What you are asked to do:
Every record must appear in your copy exactly as written, with no pictures.

Records with drawing code:
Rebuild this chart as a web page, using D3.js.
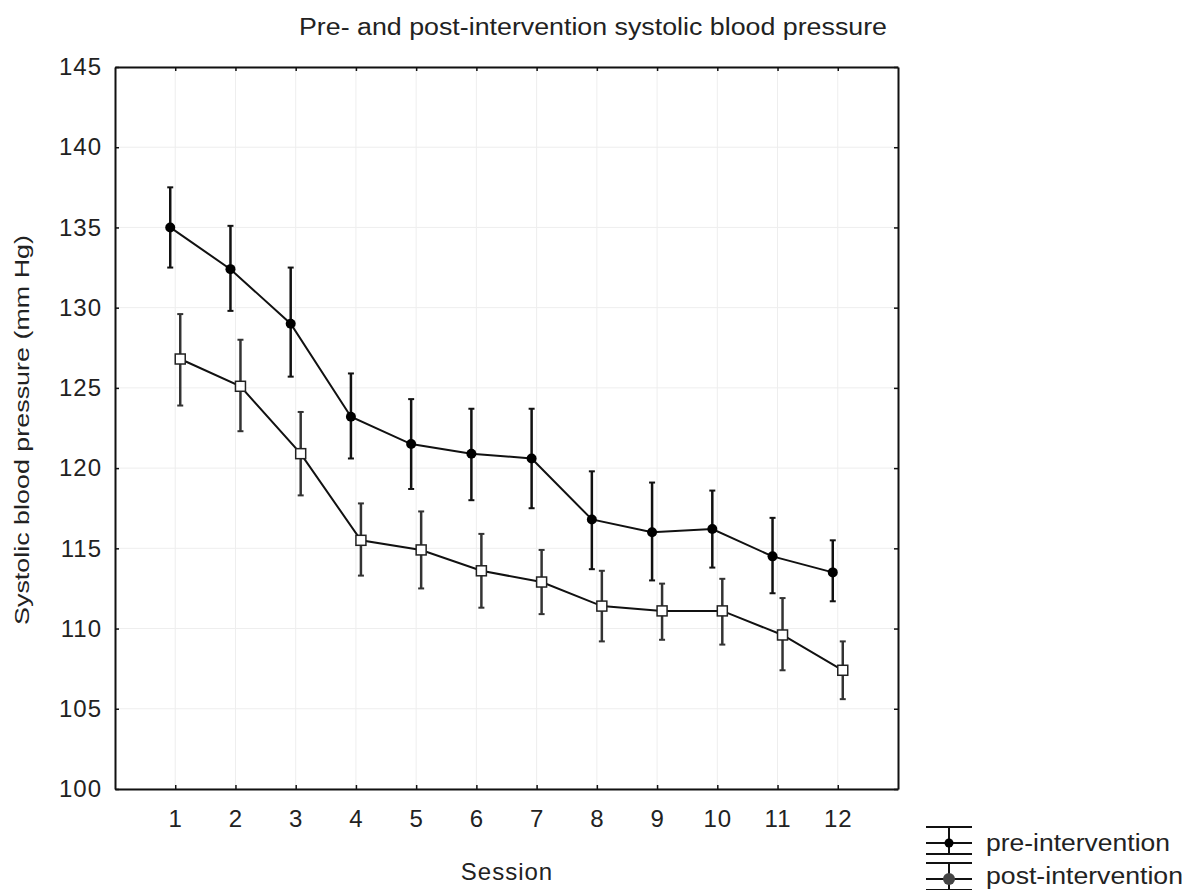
<!DOCTYPE html>
<html>
<head>
<meta charset="utf-8">
<script src="https://cdn.jsdelivr.net/npm/d3@7"></script>
<style>
  body { margin: 0; background: #fff; }
  text { font-family: "Liberation Sans", Arial, sans-serif; fill: #222; }
</style>
</head>
<body>
<div id="chart"></div>
<script>
// Sessions and means (mm Hg)
const sessions = [1, 2, 3, 4, 5, 6, 7, 8, 9, 10, 11, 12];
const preMean = [135.0, 132.4, 129.0, 123.2, 121.5, 120.9, 120.6, 116.8, 116.0, 116.2, 114.5, 113.5];
const preLow  = [132.5, 129.8, 125.7, 120.6, 118.7, 118.0, 117.5, 113.7, 113.0, 113.8, 112.2, 111.7];
const preHigh = [137.5, 135.1, 132.5, 125.9, 124.3, 123.7, 123.7, 119.8, 119.1, 118.6, 116.9, 115.5];
const postMean = [126.8, 125.1, 120.9, 115.5, 114.9, 113.6, 112.9, 111.4, 111.1, 111.1, 109.6, 107.4];
const postLow  = [123.9, 122.3, 118.3, 113.3, 112.5, 111.3, 110.9, 109.2, 109.3, 109.0, 107.4, 105.6];
const postHigh = [129.6, 128.0, 123.5, 117.8, 117.3, 115.9, 114.9, 113.6, 112.8, 113.1, 111.9, 109.2];
const yTicks = [100, 105, 110, 115, 120, 125, 130, 135, 140, 145];
const seriesNames = ["pre-intervention", "post-intervention"];

const W = 1192, H = 890;
const pLeft = 115, pRight = 898, pTop = 67, pBottom = 789;

const svg = d3.select("#chart").append("svg")
  .attr("width", W).attr("height", H);

const x = d3.scaleLinear().domain([0, 13]).range([pLeft, pRight]);
const y = d3.scaleLinear().domain([100, 145]).range([pBottom, pTop]);

// grid
svg.append("g").selectAll("line").data(sessions).enter().append("line")
  .attr("x1", d => x(d)).attr("x2", d => x(d))
  .attr("y1", pTop).attr("y2", pBottom)
  .attr("stroke", "#eee").attr("stroke-width", 1);
svg.append("g").selectAll("line").data(yTicks).enter().append("line")
  .attr("x1", pLeft).attr("x2", pRight)
  .attr("y1", d => y(d)).attr("y2", d => y(d))
  .attr("stroke", "#eee").attr("stroke-width", 1);

// axes (ticks pointing inward, mirrored on top/right)
const axStyle = g => {
  g.select(".domain").attr("stroke", "#111").attr("stroke-width", 2);
  g.selectAll(".tick line").attr("stroke", "#111").attr("stroke-width", 1.5);
  g.selectAll("text").style("font-size", "24px").style("letter-spacing", "1px").attr("fill", "#222");
};
svg.append("g").attr("transform", `translate(0,${pBottom})`)
  .call(d3.axisBottom(x).tickValues(sessions).tickSizeInner(-4).tickSizeOuter(0).tickPadding(21))
  .call(axStyle);
svg.append("g").attr("transform", `translate(0,${pTop})`)
  .call(d3.axisTop(x).tickValues(sessions).tickSizeInner(-4).tickSizeOuter(0).tickFormat(""))
  .call(axStyle);
svg.append("g").attr("transform", `translate(${pLeft},0)`)
  .call(d3.axisLeft(y).tickValues(yTicks).tickSizeInner(-4).tickSizeOuter(0).tickPadding(13))
  .call(axStyle);
svg.append("g").attr("transform", `translate(${pRight},0)`)
  .call(d3.axisRight(y).tickValues(yTicks).tickSizeInner(-4).tickSizeOuter(0).tickFormat(""))
  .call(axStyle);

// series
const series = [
  { name: seriesNames[0], mean: preMean, lo: preLow, hi: preHigh, dx: -5, marker: "circle", col: "#111" },
  { name: seriesNames[1], mean: postMean, lo: postLow, hi: postHigh, dx: 5, marker: "square", col: "#333" }
];

const line = d3.line();
series.forEach(s => {
  const pts = sessions.map((d, i) => ({ sx: x(d) + s.dx, m: s.mean[i], lo: s.lo[i], hi: s.hi[i] }));
  const g = svg.append("g");
  g.append("path")
    .attr("d", line(pts.map(p => [p.sx, y(p.m)])))
    .attr("fill", "none").attr("stroke", "#111").attr("stroke-width", 2);
  const eb = g.selectAll(".eb").data(pts).enter().append("g");
  eb.append("line")
    .attr("x1", p => p.sx).attr("x2", p => p.sx)
    .attr("y1", p => y(p.lo)).attr("y2", p => y(p.hi))
    .attr("stroke", s.col).attr("stroke-width", 2.5);
  eb.append("line")
    .attr("x1", p => p.sx - 3).attr("x2", p => p.sx + 3)
    .attr("y1", p => y(p.lo)).attr("y2", p => y(p.lo))
    .attr("stroke", s.col).attr("stroke-width", 2);
  eb.append("line")
    .attr("x1", p => p.sx - 3).attr("x2", p => p.sx + 3)
    .attr("y1", p => y(p.hi)).attr("y2", p => y(p.hi))
    .attr("stroke", s.col).attr("stroke-width", 2);
  if (s.marker === "circle") {
    eb.append("circle")
      .attr("cx", p => p.sx).attr("cy", p => y(p.m)).attr("r", 5)
      .attr("fill", "#000");
  } else {
    eb.append("rect")
      .attr("x", p => p.sx - 5).attr("y", p => y(p.m) - 5)
      .attr("width", 10).attr("height", 10)
      .attr("fill", "#fff").attr("stroke", "#222").attr("stroke-width", 1.5);
  }
});

// title and axis labels
svg.append("text").attr("x", 299).attr("y", 35)
  .attr("textLength", 588).attr("lengthAdjust", "spacingAndGlyphs")
  .style("font-size", "23px").text("Pre- and post-intervention systolic blood pressure");
svg.append("text").attr("x", 507).attr("y", 880).attr("text-anchor", "middle")
  .style("font-size", "24px").style("letter-spacing", "1px").text("Session");
svg.append("text")
  .attr("transform", `translate(29,${430}) rotate(-90)`)
  .attr("text-anchor", "middle")
  .attr("textLength", 390).attr("lengthAdjust", "spacingAndGlyphs")
  .style("font-size", "21px").text("Systolic blood pressure (mm Hg)");

// legend
const lg = svg.append("g");
const legendY = [843, 879];
const legendLen = [184, 197];
seriesNames.forEach((n, i) => {
  const cy = legendY[i];
  const gi = lg.append("g");
  [-16, 0, 11].forEach(o => {
    gi.append("line").attr("x1", 926).attr("x2", 972)
      .attr("y1", cy + o).attr("y2", cy + o)
      .attr("stroke", "#111").attr("stroke-width", 2);
  });
  gi.append("line").attr("x1", 949).attr("x2", 949)
    .attr("y1", cy - 16).attr("y2", cy + 11)
    .attr("stroke", "#111").attr("stroke-width", 2);
  gi.append("circle").attr("cx", 949).attr("cy", cy).attr("r", i === 0 ? 4.5 : 6)
    .attr("fill", i === 0 ? "#000" : "#444");
  gi.append("text").attr("x", 986).attr("y", cy + (i === 0 ? 8 : 5))
    .attr("textLength", legendLen[i]).attr("lengthAdjust", "spacingAndGlyphs")
    .style("font-size", "23px").text(n);
});
</script>
</body>
</html>
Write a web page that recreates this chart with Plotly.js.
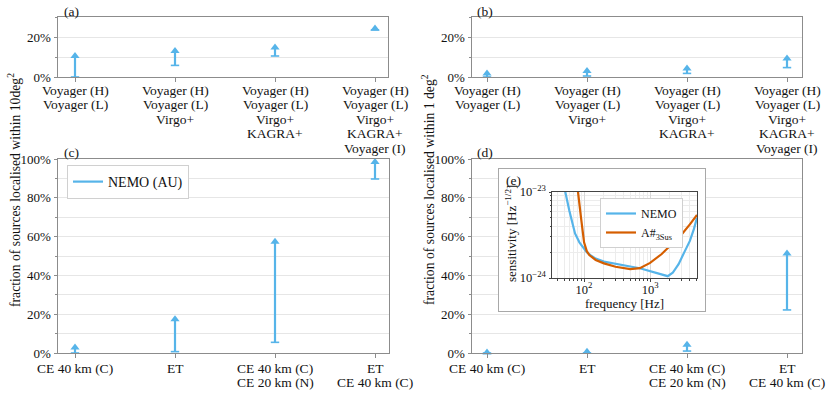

Answer to this exercise:
Rebuild this chart as a web page, using D3.js.
<!DOCTYPE html>
<html>
<head>
<meta charset="utf-8">
<script src="https://cdn.jsdelivr.net/npm/d3@7"></script>
<style>
  body { margin: 0; background: #fff; }
  text { font-family: "Liberation Sans", Arial, sans-serif; fill: #222; }
</style>
</head>
<body>
<div id="chart"></div>
<script>
// Sessions and means (mm Hg)
const sessions = [1, 2, 3, 4, 5, 6, 7, 8, 9, 10, 11, 12];
const preMean = [135.0, 132.4, 129.0, 123.2, 121.5, 120.9, 120.6, 116.8, 116.0, 116.2, 114.5, 113.5];
const preLow  = [132.5, 129.8, 125.7, 120.6, 118.7, 118.0, 117.5, 113.7, 113.0, 113.8, 112.2, 111.7];
const preHigh = [137.5, 135.1, 132.5, 125.9, 124.3, 123.7, 123.7, 119.8, 119.1, 118.6, 116.9, 115.5];
const postMean = [126.8, 125.1, 120.9, 115.5, 114.9, 113.6, 112.9, 111.4, 111.1, 111.1, 109.6, 107.4];
const postLow  = [123.9, 122.3, 118.3, 113.3, 112.5, 111.3, 110.9, 109.2, 109.3, 109.0, 107.4, 105.6];
const postHigh = [129.6, 128.0, 123.5, 117.8, 117.3, 115.9, 114.9, 113.6, 112.8, 113.1, 111.9, 109.2];
const yTicks = [100, 105, 110, 115, 120, 125, 130, 135, 140, 145];
const seriesNames = ["pre-intervention", "post-intervention"];

const W = 1192, H = 890;
const pLeft = 115, pRight = 898, pTop = 67, pBottom = 789;

const svg = d3.select("#chart").append("svg")
  .attr("width", W).attr("height", H);

const x = d3.scaleLinear().domain([0, 13]).range([pLeft, pRight]);
const y = d3.scaleLinear().domain([100, 145]).range([pBottom, pTop]);

// grid
svg.append("g").selectAll("line").data(sessions).enter().append("line")
  .attr("x1", d => x(d)).attr("x2", d => x(d))
  .attr("y1", pTop).attr("y2", pBottom)
  .attr("stroke", "#eee").attr("stroke-width", 1);
svg.append("g").selectAll("line").data(yTicks).enter().append("line")
  .attr("x1", pLeft).attr("x2", pRight)
  .attr("y1", d => y(d)).attr("y2", d => y(d))
  .attr("stroke", "#eee").attr("stroke-width", 1);

// axes (ticks pointing inward, mirrored on top/right)
const axStyle = g => {
  g.select(".domain").attr("stroke", "#111").attr("stroke-width", 2);
  g.selectAll(".tick line").attr("stroke", "#111").attr("stroke-width", 1.5);
  g.selectAll("text").style("font-size", "24px").style("letter-spacing", "1px").attr("fill", "#222");
};
svg.append("g").attr("transform", `translate(0,${pBottom})`)
  .call(d3.axisBottom(x).tickValues(sessions).tickSizeInner(-4).tickSizeOuter(0).tickPadding(21))
  .call(axStyle);
svg.append("g").attr("transform", `translate(0,${pTop})`)
  .call(d3.axisTop(x).tickValues(sessions).tickSizeInner(-4).tickSizeOuter(0).tickFormat(""))
  .call(axStyle);
svg.append("g").attr("transform", `translate(${pLeft},0)`)
  .call(d3.axisLeft(y).tickValues(yTicks).tickSizeInner(-4).tickSizeOuter(0).tickPadding(13))
  .call(axStyle);
svg.append("g").attr("transform", `translate(${pRight},0)`)
  .call(d3.axisRight(y).tickValues(yTicks).tickSizeInner(-4).tickSizeOuter(0).tickFormat(""))
  .call(axStyle);

// series
const series = [
  { name: seriesNames[0], mean: preMean, lo: preLow, hi: preHigh, dx: -5, marker: "circle", col: "#111" },
  { name: seriesNames[1], mean: postMean, lo: postLow, hi: postHigh, dx: 5, marker: "square", col: "#333" }
];

const line = d3.line();
series.forEach(s => {
  const pts = sessions.map((d, i) => ({ sx: x(d) + s.dx, m: s.mean[i], lo: s.lo[i], hi: s.hi[i] }));
  const g = svg.append("g");
  g.append("path")
    .attr("d", line(pts.map(p => [p.sx, y(p.m)])))
    .attr("fill", "none").attr("stroke", "#111").attr("stroke-width", 2);
  const eb = g.selectAll(".eb").data(pts).enter().append("g");
  eb.append("line")
    .attr("x1", p => p.sx).attr("x2", p => p.sx)
    .attr("y1", p => y(p.lo)).attr("y2", p => y(p.hi))
    .attr("stroke", s.col).attr("stroke-width", 2.5);
  eb.append("line")
    .attr("x1", p => p.sx - 3).attr("x2", p => p.sx + 3)
    .attr("y1", p => y(p.lo)).attr("y2", p => y(p.lo))
    .attr("stroke", s.col).attr("stroke-width", 2);
  eb.append("line")
    .attr("x1", p => p.sx - 3).attr("x2", p => p.sx + 3)
    .attr("y1", p => y(p.hi)).attr("y2", p => y(p.hi))
    .attr("stroke", s.col).attr("stroke-width", 2);
  if (s.marker === "circle") {
    eb.append("circle")
      .attr("cx", p => p.sx).attr("cy", p => y(p.m)).attr("r", 5)
      .attr("fill", "#000");
  } else {
    eb.append("rect")
      .attr("x", p => p.sx - 5).attr("y", p => y(p.m) - 5)
      .attr("width", 10).attr("height", 10)
      .attr("fill", "#fff").attr("stroke", "#222").attr("stroke-width", 1.5);
  }
});

// title and axis labels
svg.append("text").attr("x", 299).attr("y", 35)
  .attr("textLength", 588).attr("lengthAdjust", "spacingAndGlyphs")
  .style("font-size", "23px").text("Pre- and post-intervention systolic blood pressure");
svg.append("text").attr("x", 507).attr("y", 880).attr("text-anchor", "middle")
  .style("font-size", "24px").style("letter-spacing", "1px").text("Session");
svg.append("text")
  .attr("transform", `translate(29,${430}) rotate(-90)`)
  .attr("text-anchor", "middle")
  .attr("textLength", 390).attr("lengthAdjust", "spacingAndGlyphs")
  .style("font-size", "21px").text("Systolic blood pressure (mm Hg)");

// legend
const lg = svg.append("g");
const legendY = [843, 879];
const legendLen = [184, 197];
seriesNames.forEach((n, i) => {
  const cy = legendY[i];
  const gi = lg.append("g");
  [-16, 0, 11].forEach(o => {
    gi.append("line").attr("x1", 926).attr("x2", 972)
      .attr("y1", cy + o).attr("y2", cy + o)
      .attr("stroke", "#111").attr("stroke-width", 2);
  });
  gi.append("line").attr("x1", 949).attr("x2", 949)
    .attr("y1", cy - 16).attr("y2", cy + 11)
    .attr("stroke", "#111").attr("stroke-width", 2);
  gi.append("circle").attr("cx", 949).attr("cy", cy).attr("r", i === 0 ? 4.5 : 6)
    .attr("fill", i === 0 ? "#000" : "#444");
  gi.append("text").attr("x", 986).attr("y", cy + (i === 0 ? 8 : 5))
    .attr("textLength", legendLen[i]).attr("lengthAdjust", "spacingAndGlyphs")
    .style("font-size", "23px").text(n);
});
</script>
</body>
</html>
Write a web page that recreates this chart with Plotly.js.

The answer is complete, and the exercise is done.